> _Set problem_
Pictures are excluded. Copy exactly, and only, the lines from the one containing "Recreate this image" through the one containing "(c8) at (623,307)", both ends included.

> _Available data_
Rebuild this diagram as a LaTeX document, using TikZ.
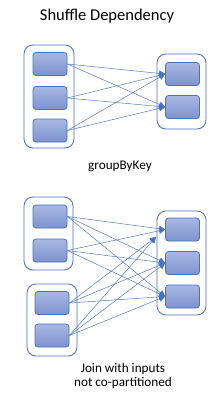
\documentclass[tikz,border=0pt]{standalone}
\usepackage{fontspec}
\setmainfont{Carlito}
\usepackage{tikz}
\usetikzlibrary{
	arrows.meta,
	positioning
}
\definecolor{partline}{HTML}{4472C4}
\definecolor{parttop}{HTML}{A8B8E3}
\definecolor{partbot}{HTML}{7E93CF}

\begin{document}
\begin{tikzpicture}[
					x=1pt, y=-1pt,
					part/.style={
							rectangle,
							rounded corners=3pt,
							draw=partline,
							line width=0.8pt,
							top color=parttop,
							bottom color=partbot,
							minimum width=34pt,
							minimum height=23pt,
							inner sep=0pt
						},
					rdd/.style={
							rectangle,
							rounded corners=9pt,
							draw=partline,
							line width=0.8pt,
							fill=white,
							inner sep=0pt
						},
					dep/.style={
							draw=partline,
							line width=0.45pt,
							-{Triangle[length=6pt,width=6pt]}
						},
					caption/.style={
							font=\fontsize{13.2}{14.5}\selectfont,
							align=center
						}
				]
				\useasboundingbox (0,0) rectangle (224,394);

				\node[font=\fontsize{16.5}{18}\selectfont] (title) at (107,16) {Shuffle Dependency};

				% groupByKey
				\node[rdd, minimum width=50pt, minimum height=103pt] (GL) at (49,96.5) {};
				\node[rdd, minimum width=49pt, minimum height=75pt] (GR) at (181.5,91.5) {};

				\node[part] (GL1) at (50,64) {};
				\node[part] (GL2) at (50,98) {};
				\node[part] (GL3) at (50,130.5) {};

				\node[part] (GR1) at (182.5,74) {};
				\node[part] (GR2) at (182.5,107) {};

				\foreach \src in {GL1,GL2,GL3}
					\foreach \dst in {GR1,GR2}
						\draw[dep] (\src.east) -- (\dst.west);

				\node[caption] (gbk) at (120,166) {groupByKey};

				% join
				\node[rdd, minimum width=49pt, minimum height=73pt] (JA) at (48.5,233.5) {};
				\node[rdd, minimum width=50pt, minimum height=72pt] (JB) at (52,320) {};
				\node[rdd, minimum width=49pt, minimum height=104pt] (JR) at (181.5,263) {};

				\node[part] (JA1) at (50,216.5) {};
				\node[part] (JA2) at (50,250.5) {};
				\node[part] (JB1) at (52,303) {};
				\node[part] (JB2) at (52,335.5) {};

				\node[part] (JR1) at (182.5,229.5) {};
				\node[part] (JR2) at (182.5,263) {};
				\node[part] (JR3) at (182.5,296.5) {};

				\coordinate (short) at (156,237);

				\foreach \src in {JA1,JA2}
					\foreach \dst in {JR1,JR2,JR3}
						\draw[dep] (\src.east) -- (\dst.west);
				\foreach \src in {JB1,JB2}{
					\draw[dep] (\src.east) -- (short);
					\foreach \dst in {JR2,JR3}
						\draw[dep] (\src.east) -- (\dst.west);
				}

				\node[caption] (join) at (123,376) {Join with inputs\\not co-partitioned};
		\end{tikzpicture}
\end{document}
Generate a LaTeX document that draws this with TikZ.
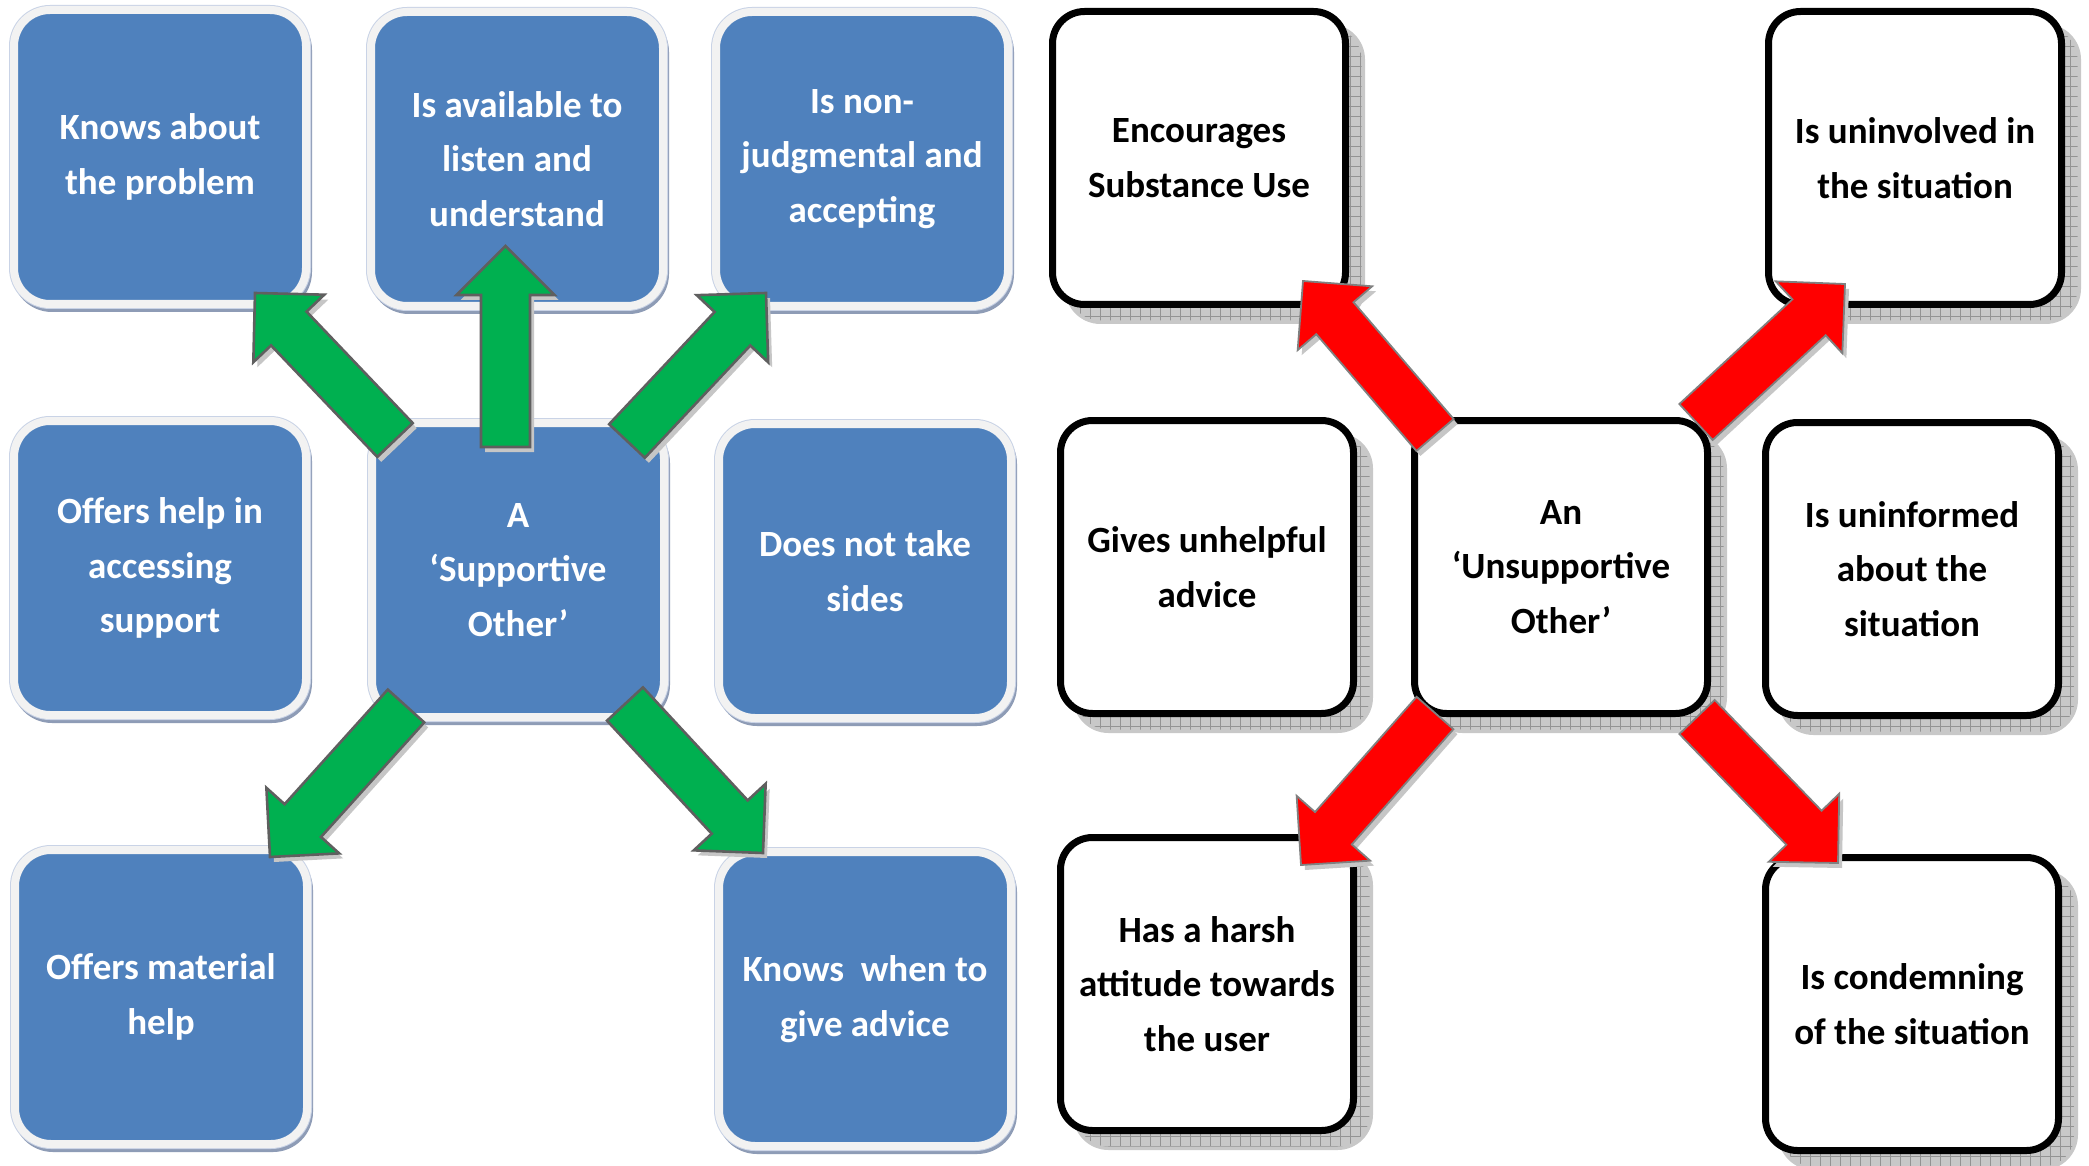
\documentclass[tikz,border=0pt]{standalone}
\usepackage{fontspec}
\setmainfont{Carlito}
\usetikzlibrary{calc,shadows,patterns.meta}

\definecolor{boxblue}{HTML}{4F81BD}
\definecolor{rimgrey}{HTML}{F2F2F2}
\definecolor{rimblue}{HTML}{C9D3E6}
\definecolor{bshadow}{HTML}{8E9CB6}
\definecolor{agreen}{HTML}{00B050}
\definecolor{ared}{HTML}{FF0000}
\definecolor{aline}{HTML}{5F5F5F}
\definecolor{wshadow}{HTML}{C8C8C8}

\tikzset{
 txt/.style={font=\fontsize{18.5}{27.25}\selectfont\bfseries, align=center},
 bluebox/.style={txt, rectangle, rounded corners=18pt, minimum width=146pt, minimum height=147pt,
   fill=boxblue, draw=rimgrey, line width=4pt, text=white,
   general shadow={fill=bshadow, draw=bshadow, shadow xshift=1pt, shadow yshift=-2pt},
   preaction={draw=rimblue, line width=5pt}},
 whitebox/.style={txt, rectangle, rounded corners=16pt, minimum width=146.5pt, minimum height=146.5pt,
   fill=white, draw=black, line width=3.5pt,
   general shadow={fill=wshadow, draw=wshadow, shadow xshift=8pt, shadow yshift=-8pt},
   general shadow={pattern={Hatch[distance=5pt,angle=0,line width=0.4pt]}, pattern color=gray!85, shadow xshift=8pt, shadow yshift=-8pt}},
 greenarrow/.style={fill=agreen, draw=aline, line width=1.3pt, line join=miter},
 redarrow/.style={fill=ared, draw=gray, line width=0.9pt, line join=miter},
 arrowshadow/.style={fill=gray!45, draw=none},
}

\newcommand\arrowpoly[3]{%
  \coordinate (apb) at ($(#2)!24.5pt!(#1)$);
  \path[#3] ($(#1)!12.25pt!90:(#2)$) -- ($(apb)!12.25pt!90:(#2)$) -- ($(apb)!24.5pt!90:(#2)$) -- (#2)
    -- ($(apb)!24.5pt!-90:(#2)$) -- ($(apb)!12.25pt!-90:(#2)$) -- ($(#1)!12.25pt!-90:(#2)$) -- cycle;}
\newcommand\blockarrow[3]{%
  \coordinate (#1s) at ($(#1)+(2pt,-2.5pt)$);
  \coordinate (#2s) at ($(#2)+(2pt,-2.5pt)$);
  \arrowpoly{#1s}{#2s}{arrowshadow}
  \arrowpoly{#1}{#2}{#3}}

\begin{document}
\begin{tikzpicture}[x=0.5pt,y=-0.5pt]
\useasboundingbox[fill=white] (0,0) rectangle (2089,1166);

% supportive side
\node[bluebox] (b1) at (160,157) {Knows about\\the problem};
\node[bluebox] (b2) at (517,159) {Is available to\\listen and\\understand};
\node[bluebox] (b3) at (862,159) {Is non-\\judgmental and\\accepting};
\node[bluebox] (b4) at (160,568) {Offers help in\\accessing\\support};
\node[bluebox] (b5) at (518,570) {A\\‘Supportive\\Other’};
\node[bluebox] (b6) at (865,571) {Does not take\\sides};
\node[bluebox] (b7) at (161,997) {Offers material\\help};
\node[bluebox] (b8) at (865,999) {Knows~ when to\\give advice};

% unsupportive side
\node[whitebox] (r1) at (1199,158) {Encourages\\Substance Use};
\node[whitebox] (r2) at (1915,158) {Is uninvolved in\\the situation};
\node[whitebox] (r3) at (1207,567) {Gives unhelpful\\advice};
\node[whitebox] (r4) at (1561,567) {An\\‘Unsupportive\\Other’};
\node[whitebox] (r5) at (1912,569) {Is uninformed\\about the\\situation};
\node[whitebox] (r6) at (1207,984) {Has a harsh\\attitude towards\\the user};
\node[whitebox] (r7) at (1912,1004) {Is condemning\\of the situation};

% green arrows
\coordinate (g1t) at (395,440);  \coordinate (g1h) at (255,293);
\coordinate (g2t) at (505.5,447); \coordinate (g2h) at (505.5,246);
\coordinate (g3t) at (627,441);  \coordinate (g3h) at (766,293);
\coordinate (g4t) at (406,706);  \coordinate (g4h) at (270,857);
\coordinate (g5t) at (625,704);  \coordinate (g5h) at (763,853);
\blockarrow{g1t}{g1h}{greenarrow}
\blockarrow{g2t}{g2h}{greenarrow}
\blockarrow{g3t}{g3h}{greenarrow}
\blockarrow{g4t}{g4h}{greenarrow}
\blockarrow{g5t}{g5h}{greenarrow}

% red arrows
\coordinate (q1t) at (1435,435); \coordinate (q1h) at (1303,281);
\coordinate (q2t) at (1696,422); \coordinate (q2h) at (1845,284);
\coordinate (q3t) at (1435,713); \coordinate (q3h) at (1301,865);
\coordinate (q4t) at (1697,717); \coordinate (q4h) at (1838,863);
\blockarrow{q1t}{q1h}{redarrow}
\blockarrow{q2t}{q2h}{redarrow}
\blockarrow{q3t}{q3h}{redarrow}
\blockarrow{q4t}{q4h}{redarrow}
\end{tikzpicture}
\end{document}
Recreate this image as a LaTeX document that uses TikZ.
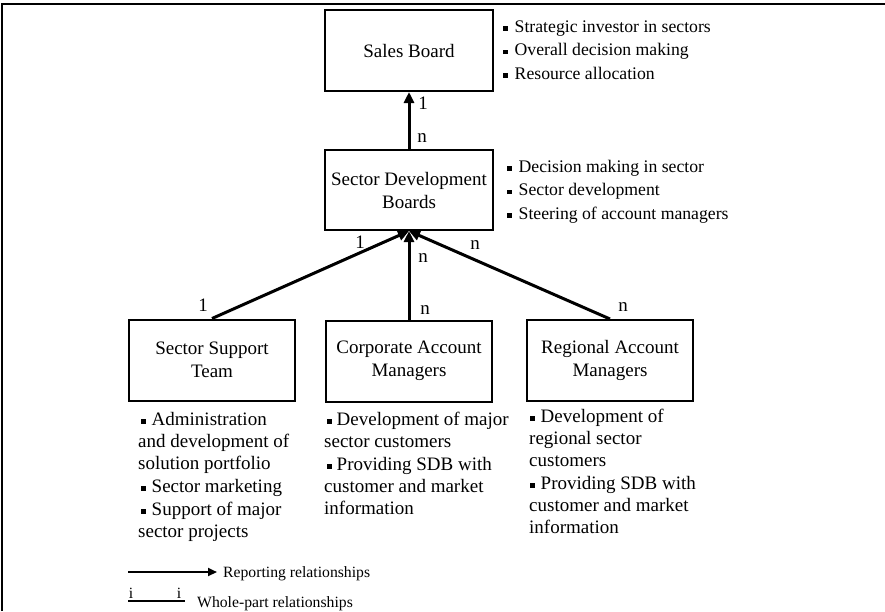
\documentclass[tikz,border=0pt]{standalone}
\usepackage{fontspec}
\setmainfont{Liberation Serif}
\usetikzlibrary{arrows.meta}
% small square bullet used in the note lists
\newcommand\sqb{\rule[1.5pt]{4.5pt}{4.5pt}}
\begin{document}
\begin{tikzpicture}[x=1pt,y=-1pt,
  unitbox/.style={draw,line width=2pt,minimum width=168pt,minimum height=81pt,
    align=center,inner sep=0pt,font=\fontsize{19}{23}\selectfont},
  rel/.style={line width=3pt,-{Triangle[length=11pt,width=10pt]}},
  card/.style={font=\fontsize{19}{22}\selectfont,inner sep=0pt},
  notes/.style={anchor=north west,align=left,inner sep=0pt},
  legendtext/.style={anchor=base west,inner sep=0pt,font=\fontsize{15.7}{18}\selectfont},
]
\useasboundingbox (0,0) rectangle (885,611);
\draw[line width=2pt] (1.5,611) -- (1.5,4.3) -- (885,4.3);

% organisational units
\node[unitbox] (sales) at (409,50.5) {Sales Board};
\node[unitbox,minimum height=80pt] (sdb) at (409,190) {Sector Development\\Boards};
\node[unitbox,minimum width=166pt] (sst) at (212,360) {Sector Support\\Team};
\node[unitbox,minimum width=166pt] (cam) at (409,361) {Corporate Account\\Managers};
\node[unitbox,minimum width=166pt] (ram) at (610,360.5) {Regional Account\\Managers};

% reporting lines
\draw[rel] (sdb.north) -- (sales.south);
\draw[rel] (sst.north) -- (sdb.south);
\draw[rel] (ram.north) -- (sdb.south);
\draw[rel] (cam.north) -- (sdb.south);

% cardinalities
\node[card] (c1) at (423,103) {1};
\node[card] (c2) at (422,138) {n};
\node[card] (c3) at (360,242) {1};
\node[card] (c4) at (203,305) {1};
\node[card] (c5) at (423,258) {n};
\node[card] (c6) at (425,310) {n};
\node[card] (c7) at (475,245) {n};
\node[card] (c8) at (623,307) {n};

% responsibilities (first line starts with a strut: top = baseline - 0.7 baselineskip)
\node[notes,font=\fontsize{17.7}{23.5}\selectfont] (nsales) at (503,15.55)
  {\strut\sqb\hspace{7pt}Strategic investor in sectors\\
   \sqb\hspace{7pt}Overall decision making\\
   \sqb\hspace{7pt}Resource allocation};
\node[notes,font=\fontsize{17.7}{23.5}\selectfont] (nsdb) at (507,155.55)
  {\strut\sqb\hspace{7pt}Decision making in sector\\
   \sqb\hspace{7pt}Sector development\\
   \sqb\hspace{7pt}Steering of account managers};
\node[notes,font=\fontsize{19}{22}\selectfont] (nsst) at (138,409.6)
  {\strut\hspace*{3pt}\sqb\hspace{6pt}Administration\\
   and development of\\
   solution portfolio\\[1pt]
   \hspace*{3pt}\sqb\hspace{6pt}Sector marketing\\[1pt]
   \hspace*{3pt}\sqb\hspace{6pt}Support of major\\
   sector projects};
\node[notes,font=\fontsize{19}{22}\selectfont] (ncam) at (324,409.6)
  {\strut\hspace*{3pt}\sqb\hspace{5pt}Development of major\\
   sector customers\\[1pt]
   \hspace*{3pt}\sqb\hspace{5pt}Providing SDB with\\
   customer and market\\
   information};
\node[notes,font=\fontsize{19}{22}\selectfont] (nram) at (529,406.6)
  {\strut\hspace*{1pt}\sqb\hspace{6pt}Development of\\
   regional sector\\
   customers\\[1pt]
   \hspace*{1pt}\sqb\hspace{6pt}Providing SDB with\\
   customer and market\\
   information};

% legend
\coordinate (repA) at (128,572);
\coordinate (repB) at (217,572);
\draw[line width=2pt,-{Triangle[length=9pt,width=8pt]}] (repA) -- (repB);
\node[legendtext] (repT) at (223,577) {Reporting relationships};
\coordinate (wpA) at (128,601);
\coordinate (wpB) at (185,601);
\draw[line width=1.5pt] (wpA) -- (wpB);
\node[legendtext,anchor=base] (wpi1) at (131,598) {i};
\node[legendtext,anchor=base] (wpi2) at (179,598) {i};
\node[legendtext] (wpT) at (197,607) {Whole-part relationships};
\end{tikzpicture}
\end{document}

> _Result of the exercise_
Recreate this image as a LaTeX document that uses TikZ.
\documentclass[tikz,border=0pt]{standalone}
\usepackage{fontspec}
\setmainfont{Liberation Serif}
\usetikzlibrary{arrows.meta}
% small square bullet used in the note lists
\newcommand\sqb{\rule[1.5pt]{4.5pt}{4.5pt}}
\begin{document}
\begin{tikzpicture}[x=1pt,y=-1pt,
  unitbox/.style={draw,line width=2pt,minimum width=168pt,minimum height=81pt,
    align=center,inner sep=0pt,font=\fontsize{19}{23}\selectfont},
  rel/.style={line width=3pt,-{Triangle[length=11pt,width=10pt]}},
  card/.style={font=\fontsize{19}{22}\selectfont,inner sep=0pt},
  notes/.style={anchor=north west,align=left,inner sep=0pt},
  legendtext/.style={anchor=base west,inner sep=0pt,font=\fontsize{15.7}{18}\selectfont},
]
\useasboundingbox (0,0) rectangle (885,611);
\draw[line width=2pt] (1.5,611) -- (1.5,4.3) -- (885,4.3);

% organisational units
\node[unitbox] (sales) at (409,50.5) {Sales Board};
\node[unitbox,minimum height=80pt] (sdb) at (409,190) {Sector Development\\Boards};
\node[unitbox,minimum width=166pt] (sst) at (212,360) {Sector Support\\Team};
\node[unitbox,minimum width=166pt] (cam) at (409,361) {Corporate Account\\Managers};
\node[unitbox,minimum width=166pt] (ram) at (610,360.5) {Regional Account\\Managers};

% reporting lines
\draw[rel] (sdb.north) -- (sales.south);
\draw[rel] (sst.north) -- (sdb.south);
\draw[rel] (ram.north) -- (sdb.south);
\draw[rel] (cam.north) -- (sdb.south);

% cardinalities
\node[card] (c1) at (423,103) {1};
\node[card] (c2) at (422,138) {n};
\node[card] (c3) at (360,242) {1};
\node[card] (c4) at (203,305) {1};
\node[card] (c5) at (423,258) {n};
\node[card] (c6) at (425,310) {n};
\node[card] (c7) at (475,245) {n};
\node[card] (c8) at (623,307) {n};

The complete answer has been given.